Both giants are trying to lower the barriers to harvest the next generation of native on-chain investors globally. The release of this long-tail effect will allow US stocks to reach into previously inaccessible remote markets in traditional finance. Tokenized securities are no longer just playthings for Wall Street elites, but a global standard that can flow freely like information. This 'digital siphon' effect on global retail capital is precisely the technological high ground that both exchanges are willing to invest heavily to seize.

The clearing system becomes the frontier of national competitiveness.

Macro-wise, this is not just a business competition between two companies, but a defensive battle for American financial hegemony.

  • Financial Infrastructure Competition

In recent years, Singapore, London, and Hong Kong have rapidly advanced in the field of tokenized bonds and funds. If US stocks continue to maintain outdated settlement mechanisms, their attractiveness will eventually be diluted.

The SEC's statement reflects a subtle shift in the regulatory attitude, from a past of strict guarding to now approving Nasdaq's rule revisions. Washington clearly realizes that in the narrative of digital assets, silence equates to retreat. If dollar assets cannot first complete on-chain integration, then non-dollar-pegged stablecoins and decentralized finance (DeFi) protocols will grow wildly outside the traditional system, ultimately undermining the dollar's clearing status.

  • Dual-line Experiment of Regulation

The differences between Nasdaq and NYSE's proposals are essentially two attempts at regulatory logic.
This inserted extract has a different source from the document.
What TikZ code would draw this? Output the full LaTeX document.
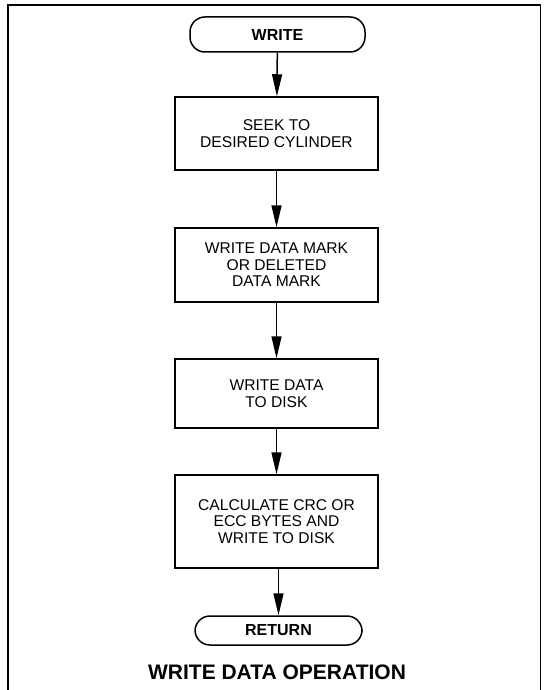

Nasdaq's compatibility model attempts to give the old engine a digital shell, ensuring a slow evolution within controllable boundaries; while the NYSE's native model attempts to rebuild the rule of law in the digital wilderness.
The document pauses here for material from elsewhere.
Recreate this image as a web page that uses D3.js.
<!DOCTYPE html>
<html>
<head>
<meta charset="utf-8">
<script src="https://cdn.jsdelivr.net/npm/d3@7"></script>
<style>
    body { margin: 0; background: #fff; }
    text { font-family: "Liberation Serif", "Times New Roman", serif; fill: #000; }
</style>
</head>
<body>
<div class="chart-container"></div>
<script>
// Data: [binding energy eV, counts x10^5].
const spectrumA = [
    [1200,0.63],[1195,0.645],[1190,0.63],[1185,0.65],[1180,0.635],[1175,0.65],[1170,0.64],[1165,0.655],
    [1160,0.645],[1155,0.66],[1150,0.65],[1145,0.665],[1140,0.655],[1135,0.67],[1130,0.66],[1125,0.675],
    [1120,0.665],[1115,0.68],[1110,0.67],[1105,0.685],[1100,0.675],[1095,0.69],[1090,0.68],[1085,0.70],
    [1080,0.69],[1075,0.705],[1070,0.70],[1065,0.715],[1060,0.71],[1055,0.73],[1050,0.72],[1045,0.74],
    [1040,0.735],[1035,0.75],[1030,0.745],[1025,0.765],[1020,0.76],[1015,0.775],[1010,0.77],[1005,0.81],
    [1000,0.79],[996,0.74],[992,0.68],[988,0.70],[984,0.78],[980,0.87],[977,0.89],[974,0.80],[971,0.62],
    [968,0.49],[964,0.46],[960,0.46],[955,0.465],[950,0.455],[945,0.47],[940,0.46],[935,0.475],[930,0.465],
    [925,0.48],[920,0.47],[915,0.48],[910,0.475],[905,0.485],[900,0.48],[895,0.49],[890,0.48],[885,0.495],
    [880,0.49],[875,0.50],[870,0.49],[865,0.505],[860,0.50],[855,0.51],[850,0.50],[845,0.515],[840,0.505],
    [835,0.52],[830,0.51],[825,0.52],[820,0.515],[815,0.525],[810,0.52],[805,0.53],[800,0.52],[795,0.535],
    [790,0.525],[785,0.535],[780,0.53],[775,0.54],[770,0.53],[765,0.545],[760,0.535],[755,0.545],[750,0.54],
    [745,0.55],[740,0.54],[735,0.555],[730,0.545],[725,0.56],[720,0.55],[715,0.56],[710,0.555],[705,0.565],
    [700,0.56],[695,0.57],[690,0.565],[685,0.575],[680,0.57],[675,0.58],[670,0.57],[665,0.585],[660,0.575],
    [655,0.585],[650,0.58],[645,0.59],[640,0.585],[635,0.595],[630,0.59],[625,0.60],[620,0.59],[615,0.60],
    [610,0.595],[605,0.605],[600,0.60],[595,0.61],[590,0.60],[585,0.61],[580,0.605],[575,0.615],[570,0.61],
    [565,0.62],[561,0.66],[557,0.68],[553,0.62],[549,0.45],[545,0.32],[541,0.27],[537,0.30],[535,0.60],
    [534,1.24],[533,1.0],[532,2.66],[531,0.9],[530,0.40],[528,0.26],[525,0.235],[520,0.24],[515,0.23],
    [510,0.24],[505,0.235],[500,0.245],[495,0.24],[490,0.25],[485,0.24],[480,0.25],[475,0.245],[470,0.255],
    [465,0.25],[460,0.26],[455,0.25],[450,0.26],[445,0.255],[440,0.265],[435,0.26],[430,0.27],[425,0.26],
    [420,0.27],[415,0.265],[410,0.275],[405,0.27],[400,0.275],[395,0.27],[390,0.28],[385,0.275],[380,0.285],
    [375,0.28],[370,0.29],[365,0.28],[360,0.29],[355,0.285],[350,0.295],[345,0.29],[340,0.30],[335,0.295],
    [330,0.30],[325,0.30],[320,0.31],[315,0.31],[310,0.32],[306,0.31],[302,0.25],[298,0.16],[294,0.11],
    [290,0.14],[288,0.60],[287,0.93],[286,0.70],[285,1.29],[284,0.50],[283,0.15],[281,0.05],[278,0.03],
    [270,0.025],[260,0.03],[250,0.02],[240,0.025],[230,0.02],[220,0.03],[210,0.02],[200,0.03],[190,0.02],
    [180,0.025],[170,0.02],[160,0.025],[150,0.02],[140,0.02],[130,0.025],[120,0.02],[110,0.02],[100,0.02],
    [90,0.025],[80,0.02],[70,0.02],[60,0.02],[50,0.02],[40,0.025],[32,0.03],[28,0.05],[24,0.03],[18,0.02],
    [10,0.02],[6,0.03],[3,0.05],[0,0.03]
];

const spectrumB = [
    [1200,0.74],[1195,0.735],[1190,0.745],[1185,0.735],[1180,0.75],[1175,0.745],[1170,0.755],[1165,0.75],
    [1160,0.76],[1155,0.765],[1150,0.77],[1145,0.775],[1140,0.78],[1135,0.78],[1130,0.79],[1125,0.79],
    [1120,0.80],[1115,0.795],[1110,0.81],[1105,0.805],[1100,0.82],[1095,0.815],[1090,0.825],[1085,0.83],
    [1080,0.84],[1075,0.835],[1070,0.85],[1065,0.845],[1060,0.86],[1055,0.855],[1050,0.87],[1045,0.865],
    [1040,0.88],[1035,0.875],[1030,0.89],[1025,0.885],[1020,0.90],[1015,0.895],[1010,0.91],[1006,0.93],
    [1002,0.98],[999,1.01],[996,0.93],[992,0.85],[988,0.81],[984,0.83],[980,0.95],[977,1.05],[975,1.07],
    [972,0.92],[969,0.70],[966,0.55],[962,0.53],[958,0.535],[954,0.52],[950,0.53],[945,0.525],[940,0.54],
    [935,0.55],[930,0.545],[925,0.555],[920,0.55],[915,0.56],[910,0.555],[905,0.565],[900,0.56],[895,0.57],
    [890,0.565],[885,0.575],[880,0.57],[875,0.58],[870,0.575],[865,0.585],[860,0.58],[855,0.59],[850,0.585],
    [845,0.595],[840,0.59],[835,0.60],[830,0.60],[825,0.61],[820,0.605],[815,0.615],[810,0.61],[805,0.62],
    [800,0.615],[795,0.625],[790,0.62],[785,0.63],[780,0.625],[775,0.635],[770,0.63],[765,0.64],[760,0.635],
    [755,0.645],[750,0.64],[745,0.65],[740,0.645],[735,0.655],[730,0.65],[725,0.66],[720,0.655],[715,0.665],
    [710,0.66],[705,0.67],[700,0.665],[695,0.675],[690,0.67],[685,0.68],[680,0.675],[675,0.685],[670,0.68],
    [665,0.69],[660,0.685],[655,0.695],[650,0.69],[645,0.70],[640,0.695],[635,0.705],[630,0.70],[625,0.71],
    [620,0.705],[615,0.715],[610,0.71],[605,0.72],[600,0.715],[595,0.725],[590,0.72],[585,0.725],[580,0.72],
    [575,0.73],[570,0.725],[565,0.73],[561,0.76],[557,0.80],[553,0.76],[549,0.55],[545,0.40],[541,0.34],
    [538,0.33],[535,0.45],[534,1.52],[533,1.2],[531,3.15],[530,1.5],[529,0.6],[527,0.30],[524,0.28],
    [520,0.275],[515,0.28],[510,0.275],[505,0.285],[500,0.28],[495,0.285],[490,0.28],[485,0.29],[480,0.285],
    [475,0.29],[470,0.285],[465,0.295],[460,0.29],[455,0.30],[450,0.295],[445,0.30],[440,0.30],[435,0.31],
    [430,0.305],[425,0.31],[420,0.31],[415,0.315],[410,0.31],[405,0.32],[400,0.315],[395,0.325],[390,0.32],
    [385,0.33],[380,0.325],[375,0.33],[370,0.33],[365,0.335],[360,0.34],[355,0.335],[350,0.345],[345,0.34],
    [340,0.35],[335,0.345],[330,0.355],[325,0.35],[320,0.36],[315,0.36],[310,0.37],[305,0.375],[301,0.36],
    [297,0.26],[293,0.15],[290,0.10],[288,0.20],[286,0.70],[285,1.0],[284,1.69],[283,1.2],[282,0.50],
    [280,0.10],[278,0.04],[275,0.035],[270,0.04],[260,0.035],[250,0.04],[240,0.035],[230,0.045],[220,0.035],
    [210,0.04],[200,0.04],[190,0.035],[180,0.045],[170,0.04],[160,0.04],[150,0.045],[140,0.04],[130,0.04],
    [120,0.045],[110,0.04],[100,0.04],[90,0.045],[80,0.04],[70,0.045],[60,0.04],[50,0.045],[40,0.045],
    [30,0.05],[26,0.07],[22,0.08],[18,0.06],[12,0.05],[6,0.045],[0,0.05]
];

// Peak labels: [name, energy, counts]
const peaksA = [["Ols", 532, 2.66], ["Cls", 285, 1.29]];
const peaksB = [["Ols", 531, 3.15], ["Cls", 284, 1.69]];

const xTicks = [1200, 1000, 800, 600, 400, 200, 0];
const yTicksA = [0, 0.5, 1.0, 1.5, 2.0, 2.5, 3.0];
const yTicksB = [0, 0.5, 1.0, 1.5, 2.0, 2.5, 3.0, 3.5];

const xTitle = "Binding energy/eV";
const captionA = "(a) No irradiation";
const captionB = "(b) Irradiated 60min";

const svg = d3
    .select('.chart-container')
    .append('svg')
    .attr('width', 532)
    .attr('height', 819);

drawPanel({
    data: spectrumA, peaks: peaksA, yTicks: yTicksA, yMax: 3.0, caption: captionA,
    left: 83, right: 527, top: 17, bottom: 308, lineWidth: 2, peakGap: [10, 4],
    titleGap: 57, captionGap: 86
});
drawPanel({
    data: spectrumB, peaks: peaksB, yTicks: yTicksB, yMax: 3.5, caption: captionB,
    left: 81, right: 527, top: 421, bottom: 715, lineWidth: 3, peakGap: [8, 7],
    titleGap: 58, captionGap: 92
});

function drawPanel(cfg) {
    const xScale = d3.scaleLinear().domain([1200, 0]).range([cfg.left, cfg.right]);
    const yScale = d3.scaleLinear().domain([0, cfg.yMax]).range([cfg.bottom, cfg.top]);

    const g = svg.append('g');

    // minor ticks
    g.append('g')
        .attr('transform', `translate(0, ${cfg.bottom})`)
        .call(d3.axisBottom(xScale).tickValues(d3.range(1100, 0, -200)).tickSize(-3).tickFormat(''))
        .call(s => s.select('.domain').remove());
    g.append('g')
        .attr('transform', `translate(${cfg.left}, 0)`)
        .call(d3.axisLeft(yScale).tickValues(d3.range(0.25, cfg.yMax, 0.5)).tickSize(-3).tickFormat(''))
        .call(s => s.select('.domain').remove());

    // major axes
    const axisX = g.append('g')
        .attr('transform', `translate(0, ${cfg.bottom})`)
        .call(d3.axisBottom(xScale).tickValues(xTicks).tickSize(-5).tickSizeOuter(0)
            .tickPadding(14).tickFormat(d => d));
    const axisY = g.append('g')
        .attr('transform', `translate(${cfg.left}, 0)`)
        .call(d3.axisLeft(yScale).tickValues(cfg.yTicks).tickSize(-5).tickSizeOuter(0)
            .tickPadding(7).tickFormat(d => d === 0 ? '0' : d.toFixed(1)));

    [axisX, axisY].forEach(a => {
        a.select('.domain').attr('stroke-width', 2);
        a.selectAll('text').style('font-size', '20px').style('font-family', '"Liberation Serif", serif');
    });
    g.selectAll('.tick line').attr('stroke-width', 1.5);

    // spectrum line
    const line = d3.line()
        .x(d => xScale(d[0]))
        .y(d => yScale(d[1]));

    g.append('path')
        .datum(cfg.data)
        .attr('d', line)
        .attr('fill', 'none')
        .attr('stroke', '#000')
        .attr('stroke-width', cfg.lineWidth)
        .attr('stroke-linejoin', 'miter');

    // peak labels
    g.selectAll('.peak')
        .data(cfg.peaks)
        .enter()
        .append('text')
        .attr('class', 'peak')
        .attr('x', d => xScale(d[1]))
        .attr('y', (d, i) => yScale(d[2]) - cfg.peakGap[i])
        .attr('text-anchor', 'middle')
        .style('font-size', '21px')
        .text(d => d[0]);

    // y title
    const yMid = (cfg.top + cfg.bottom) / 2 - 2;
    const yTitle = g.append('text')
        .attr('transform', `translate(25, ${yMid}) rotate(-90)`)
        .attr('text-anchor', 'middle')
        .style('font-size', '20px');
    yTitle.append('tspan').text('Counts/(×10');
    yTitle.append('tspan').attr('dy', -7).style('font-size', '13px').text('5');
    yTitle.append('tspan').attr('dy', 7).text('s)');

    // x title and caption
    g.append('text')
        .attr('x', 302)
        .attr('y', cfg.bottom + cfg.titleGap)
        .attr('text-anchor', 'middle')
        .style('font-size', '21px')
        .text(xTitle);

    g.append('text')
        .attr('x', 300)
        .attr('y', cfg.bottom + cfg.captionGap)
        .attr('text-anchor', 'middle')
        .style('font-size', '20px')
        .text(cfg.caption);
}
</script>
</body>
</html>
This dual-line parallel experiment is essentially the U.S. exporting its 'American standard' for future global digital financial regulation. As Goldman Sachs CEO David Solomon puts it: 'The future of the financial system is not the change of assets, but the reshaping of infrastructure.' When both the NYSE and Nasdaq step onto the field, it means that the U.S. has chosen blockchain as the underlying operating system for the next generation of global financial hegemony, aiming to continue locking down the clearing paths of global capital through technological iteration.

  • 24/7 Era's Liquidity Harvesting

From a more macro perspective, tokenized securities are an extension of national financial sovereignty. When US stocks achieve 24/7 trading, it will break the geographical time zone limits and directly siphon funds during late-night hours in other countries. This around-the-clock financial suppression makes the traditional financial defenses vulnerable. The 'knife fight' between the two exchanges is essentially building a more concealed and efficient digital distribution network for the U.S. that bypasses traditional banking wire systems (such as SWIFT).

Conclusion

The battle between the NYSE and Nasdaq marks the official end of Wall Street's 'Classical Era'.

We are about to enter a never-ending financial world, without weekends, without settlement day buffers, and capital will shuttle across the globe at almost mad speeds. Institutional investors will be able to complete cross-platform pledging and rebalancing in seconds, while global retail investors can participate in top-tier asset allocations with very low thresholds. This is undoubtedly a victory for efficiency, but the extreme of efficiency often comes with increased systemic fragility. Technical security, cross-border regulatory coordination, and the transitional pains of traditional intermediaries all need to be gradually resolved in the advancement.

What is about to happen is very simple: all assets that can be tokenized may be tokenized; all time that can be compressed will be compressed. And in this process, the winner will not be the earliest entrant, but the one who first masters the 'new clearing order'.